#### EXERCISE BRIEF:
Output solely the number of lines containing the string "this".
--------------------------------
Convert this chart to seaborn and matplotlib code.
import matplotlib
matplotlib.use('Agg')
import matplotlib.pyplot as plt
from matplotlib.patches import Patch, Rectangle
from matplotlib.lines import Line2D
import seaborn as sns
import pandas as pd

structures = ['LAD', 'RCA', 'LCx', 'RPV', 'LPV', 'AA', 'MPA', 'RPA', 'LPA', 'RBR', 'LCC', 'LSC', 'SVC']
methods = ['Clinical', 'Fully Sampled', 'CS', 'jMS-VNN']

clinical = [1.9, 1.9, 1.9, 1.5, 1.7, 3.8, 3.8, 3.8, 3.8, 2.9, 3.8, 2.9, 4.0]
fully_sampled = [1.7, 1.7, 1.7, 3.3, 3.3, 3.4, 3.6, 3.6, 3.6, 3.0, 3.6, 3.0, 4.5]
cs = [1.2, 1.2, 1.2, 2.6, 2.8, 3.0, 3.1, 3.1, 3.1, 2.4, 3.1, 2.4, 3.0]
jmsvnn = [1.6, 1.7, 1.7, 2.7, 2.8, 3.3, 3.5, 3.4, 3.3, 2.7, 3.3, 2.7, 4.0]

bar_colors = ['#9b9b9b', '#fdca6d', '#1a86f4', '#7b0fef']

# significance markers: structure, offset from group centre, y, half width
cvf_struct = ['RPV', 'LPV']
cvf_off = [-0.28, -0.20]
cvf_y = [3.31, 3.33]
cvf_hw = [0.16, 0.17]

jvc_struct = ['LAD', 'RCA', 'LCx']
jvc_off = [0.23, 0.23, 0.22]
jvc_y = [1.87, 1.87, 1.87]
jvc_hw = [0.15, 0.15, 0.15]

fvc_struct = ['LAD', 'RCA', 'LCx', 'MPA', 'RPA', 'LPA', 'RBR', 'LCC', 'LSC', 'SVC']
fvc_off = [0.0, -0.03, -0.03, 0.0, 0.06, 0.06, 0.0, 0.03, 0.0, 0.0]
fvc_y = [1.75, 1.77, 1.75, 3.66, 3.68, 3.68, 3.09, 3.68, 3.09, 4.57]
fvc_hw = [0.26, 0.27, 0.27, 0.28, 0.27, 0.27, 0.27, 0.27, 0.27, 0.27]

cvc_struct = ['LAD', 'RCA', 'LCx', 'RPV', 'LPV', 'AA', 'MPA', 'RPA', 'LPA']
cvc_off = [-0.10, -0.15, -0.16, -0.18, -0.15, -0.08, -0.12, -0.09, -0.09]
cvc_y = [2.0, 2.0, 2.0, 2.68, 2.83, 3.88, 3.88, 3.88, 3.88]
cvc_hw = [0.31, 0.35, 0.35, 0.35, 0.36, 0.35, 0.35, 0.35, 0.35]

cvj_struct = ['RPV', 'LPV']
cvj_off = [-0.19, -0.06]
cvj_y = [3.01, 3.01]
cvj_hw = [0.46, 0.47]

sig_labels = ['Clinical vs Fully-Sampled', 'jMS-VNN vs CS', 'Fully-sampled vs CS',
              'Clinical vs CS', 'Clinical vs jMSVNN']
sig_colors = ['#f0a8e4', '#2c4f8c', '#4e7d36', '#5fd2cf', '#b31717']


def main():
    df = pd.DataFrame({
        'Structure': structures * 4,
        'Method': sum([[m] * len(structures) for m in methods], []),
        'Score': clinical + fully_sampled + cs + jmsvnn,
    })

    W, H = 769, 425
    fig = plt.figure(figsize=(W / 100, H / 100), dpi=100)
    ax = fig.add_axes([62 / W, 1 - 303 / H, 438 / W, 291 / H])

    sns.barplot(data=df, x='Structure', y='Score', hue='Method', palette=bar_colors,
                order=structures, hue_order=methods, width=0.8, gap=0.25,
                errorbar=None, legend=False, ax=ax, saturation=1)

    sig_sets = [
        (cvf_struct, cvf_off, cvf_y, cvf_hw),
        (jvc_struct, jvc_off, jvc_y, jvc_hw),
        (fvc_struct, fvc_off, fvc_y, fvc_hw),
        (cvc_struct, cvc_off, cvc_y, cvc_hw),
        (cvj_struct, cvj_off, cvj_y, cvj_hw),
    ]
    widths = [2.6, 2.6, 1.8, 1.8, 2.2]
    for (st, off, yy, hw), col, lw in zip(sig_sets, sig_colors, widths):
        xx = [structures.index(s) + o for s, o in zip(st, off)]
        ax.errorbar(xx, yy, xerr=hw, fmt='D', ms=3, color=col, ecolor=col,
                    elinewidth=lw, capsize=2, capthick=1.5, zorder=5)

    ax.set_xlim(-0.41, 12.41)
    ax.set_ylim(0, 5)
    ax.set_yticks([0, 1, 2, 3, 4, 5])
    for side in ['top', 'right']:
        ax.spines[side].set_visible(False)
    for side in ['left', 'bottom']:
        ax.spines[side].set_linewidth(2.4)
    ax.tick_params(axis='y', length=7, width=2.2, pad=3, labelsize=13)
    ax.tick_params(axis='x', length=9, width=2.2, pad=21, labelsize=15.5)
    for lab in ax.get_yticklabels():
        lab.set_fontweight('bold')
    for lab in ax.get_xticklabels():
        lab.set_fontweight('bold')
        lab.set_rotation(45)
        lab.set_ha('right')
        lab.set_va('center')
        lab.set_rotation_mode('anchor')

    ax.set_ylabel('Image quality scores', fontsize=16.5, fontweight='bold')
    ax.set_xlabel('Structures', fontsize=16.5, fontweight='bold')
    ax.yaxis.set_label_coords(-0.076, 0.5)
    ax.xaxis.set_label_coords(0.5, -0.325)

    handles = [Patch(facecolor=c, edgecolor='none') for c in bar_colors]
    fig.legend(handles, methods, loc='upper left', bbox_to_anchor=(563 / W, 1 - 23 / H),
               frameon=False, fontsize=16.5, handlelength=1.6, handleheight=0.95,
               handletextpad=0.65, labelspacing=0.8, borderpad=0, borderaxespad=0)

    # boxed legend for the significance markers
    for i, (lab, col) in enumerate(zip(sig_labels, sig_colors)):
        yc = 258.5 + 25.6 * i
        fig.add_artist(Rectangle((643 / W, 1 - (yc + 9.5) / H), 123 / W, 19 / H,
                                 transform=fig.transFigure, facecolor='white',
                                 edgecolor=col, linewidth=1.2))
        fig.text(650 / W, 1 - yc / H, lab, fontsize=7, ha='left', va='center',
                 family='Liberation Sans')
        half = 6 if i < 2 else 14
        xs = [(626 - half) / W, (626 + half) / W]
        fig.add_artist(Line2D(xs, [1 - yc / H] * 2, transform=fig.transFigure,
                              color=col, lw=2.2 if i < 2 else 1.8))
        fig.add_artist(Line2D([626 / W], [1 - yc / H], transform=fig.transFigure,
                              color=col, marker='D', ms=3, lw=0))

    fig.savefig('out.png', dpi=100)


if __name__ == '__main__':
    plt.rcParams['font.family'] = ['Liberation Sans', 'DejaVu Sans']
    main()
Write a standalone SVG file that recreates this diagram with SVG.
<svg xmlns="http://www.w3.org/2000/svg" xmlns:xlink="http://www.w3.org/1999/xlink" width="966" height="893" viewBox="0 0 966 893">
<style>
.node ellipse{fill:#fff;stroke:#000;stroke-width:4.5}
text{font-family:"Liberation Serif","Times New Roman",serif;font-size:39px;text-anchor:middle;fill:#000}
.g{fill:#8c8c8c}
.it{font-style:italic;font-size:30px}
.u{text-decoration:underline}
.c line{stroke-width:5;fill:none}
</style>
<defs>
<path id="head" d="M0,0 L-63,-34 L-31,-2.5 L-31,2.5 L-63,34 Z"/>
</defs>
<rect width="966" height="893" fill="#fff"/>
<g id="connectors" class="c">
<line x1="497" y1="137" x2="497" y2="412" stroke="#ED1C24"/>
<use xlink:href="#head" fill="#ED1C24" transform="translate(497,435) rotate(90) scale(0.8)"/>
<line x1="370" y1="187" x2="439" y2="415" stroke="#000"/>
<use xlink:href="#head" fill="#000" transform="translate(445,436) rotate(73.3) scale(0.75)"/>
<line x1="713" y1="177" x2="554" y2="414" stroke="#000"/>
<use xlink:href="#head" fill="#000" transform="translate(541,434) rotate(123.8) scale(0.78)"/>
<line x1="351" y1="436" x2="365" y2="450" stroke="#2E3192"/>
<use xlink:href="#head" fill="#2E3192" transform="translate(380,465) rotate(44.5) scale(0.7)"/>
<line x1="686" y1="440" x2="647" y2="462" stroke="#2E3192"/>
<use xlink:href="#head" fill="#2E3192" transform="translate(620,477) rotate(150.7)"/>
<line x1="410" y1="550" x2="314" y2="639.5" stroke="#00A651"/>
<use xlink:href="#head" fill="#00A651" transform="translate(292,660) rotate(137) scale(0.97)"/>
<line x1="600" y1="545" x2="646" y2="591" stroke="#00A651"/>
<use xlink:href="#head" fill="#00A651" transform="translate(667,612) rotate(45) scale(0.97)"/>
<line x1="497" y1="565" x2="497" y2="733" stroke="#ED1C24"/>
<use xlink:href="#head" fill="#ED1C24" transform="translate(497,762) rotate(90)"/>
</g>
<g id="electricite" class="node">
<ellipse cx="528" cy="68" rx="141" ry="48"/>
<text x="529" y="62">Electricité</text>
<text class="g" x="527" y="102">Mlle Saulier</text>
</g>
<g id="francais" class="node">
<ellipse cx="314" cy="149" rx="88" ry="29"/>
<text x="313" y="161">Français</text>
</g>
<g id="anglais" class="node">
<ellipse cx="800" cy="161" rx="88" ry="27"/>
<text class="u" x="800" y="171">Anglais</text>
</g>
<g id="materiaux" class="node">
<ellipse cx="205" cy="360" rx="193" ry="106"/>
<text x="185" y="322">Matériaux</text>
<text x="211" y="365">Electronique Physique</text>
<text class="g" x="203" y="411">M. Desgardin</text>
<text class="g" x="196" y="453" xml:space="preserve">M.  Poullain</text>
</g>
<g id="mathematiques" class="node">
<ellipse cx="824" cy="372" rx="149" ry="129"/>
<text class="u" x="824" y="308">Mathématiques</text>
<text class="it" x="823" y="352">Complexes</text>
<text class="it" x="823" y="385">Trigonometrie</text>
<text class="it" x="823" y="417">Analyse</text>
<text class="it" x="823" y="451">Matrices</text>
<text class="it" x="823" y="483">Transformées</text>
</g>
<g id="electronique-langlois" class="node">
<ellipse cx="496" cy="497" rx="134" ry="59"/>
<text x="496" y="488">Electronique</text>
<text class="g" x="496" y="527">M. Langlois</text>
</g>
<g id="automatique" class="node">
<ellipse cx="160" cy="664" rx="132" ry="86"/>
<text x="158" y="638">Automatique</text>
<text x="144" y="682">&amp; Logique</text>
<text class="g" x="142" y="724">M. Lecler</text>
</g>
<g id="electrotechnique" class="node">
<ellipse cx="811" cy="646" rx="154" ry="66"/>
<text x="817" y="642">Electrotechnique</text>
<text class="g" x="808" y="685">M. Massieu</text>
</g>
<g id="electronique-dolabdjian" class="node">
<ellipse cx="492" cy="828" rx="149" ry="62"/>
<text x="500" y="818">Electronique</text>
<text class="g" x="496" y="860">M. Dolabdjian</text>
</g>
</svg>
--------------------------------
#### FINAL RESULT:
2